A yellow swallowtail butterfly perches on the top of the pink Rose of Sharon bush and sways with the wayward breeze. It seems to be surveying the landscape and wondering if summer is truly on its way out. There is a fall look in the gathering clouds that drift and mass in darkening clusters, overshadowing the sun that shone so brightly such a short time ago.
This summer has passed so quickly. Already the bright yellow fronds of goldenrod bloom along the road banks, and purple ironweed raises a regal head above the weeds and underbrush. These are definite signs that fall is on its way. Another sure sign is the big yellow school buses that are making their rounds over ridges and across the winding roads of our county.
School seems to start earlier and go on longer than it did when I was a youngster. We started in September and got out in early May. We walked to grade school, which was a short journey for us, but many of the school children had to tread weary miles for their education. Now school buses pick up our children in the early morning mist to disgorge them, tired and weary, in the late evening.
Sending your little one to school for the first time brings a real wrench to a mother's heart and some anxious tears shed. When our oldest one, Mike, started to school, it was more traumatic for me than it was him. As I watched him walk down the driveway, I had an urge to grab him and bring him back to the safety of the house. Time does wait for no man, and it certainly doesn't wait for our children.
The years have passed by swiftly, our children grew up and all except Crystal are now grandparents. We saw the generation of our grandchildren as they too followed in the footsteps of their parents and take their places in the classroom. Some of our great-grandchildren (Morgan, for one) starts to high school this year. It boggles the mind.
Times have changed drastically since I started to school. School exposed us to a lot of new words. It was in the first grade that I heard, "L'ar! L'ar! Pants on far!" I was horrified. In the first place, we were never allowed to use the word "liar" to describe anyone. It belonged to the rest of the four-letter words that we didn't use.
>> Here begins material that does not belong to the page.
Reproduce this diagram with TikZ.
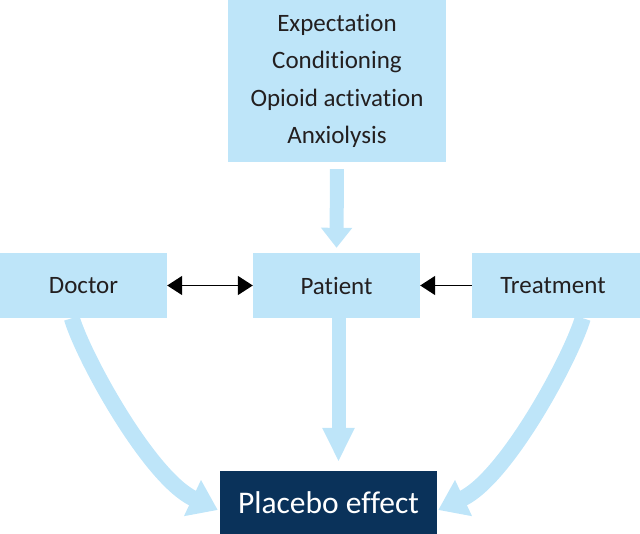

If one of us told an untruth, we would call them a storyteller or say they told a story. Here at school the word "liar" was bandied about freely. Now, grade school children hear and use words that would burn the ears of an old sailor and talk about subjects that I didn't know even existed when I was in school.
It is a scary world that we send our young ones into every day. We would like to enclose them in a plastic bubble to protect them from the filth of the world, but of course it is impossible. The best thing that we can do for our children is to teach and instill in them at an early age the moral values and godly principles set forth in the Bible.
It is not enough to merely teach them, but our lives should be an example that bears out these teachings. Children in our society today are becoming morally bankrupt and ignorant of true Bible principles because they are not being taught these things in their homes. This is our responsibility and duty to our children.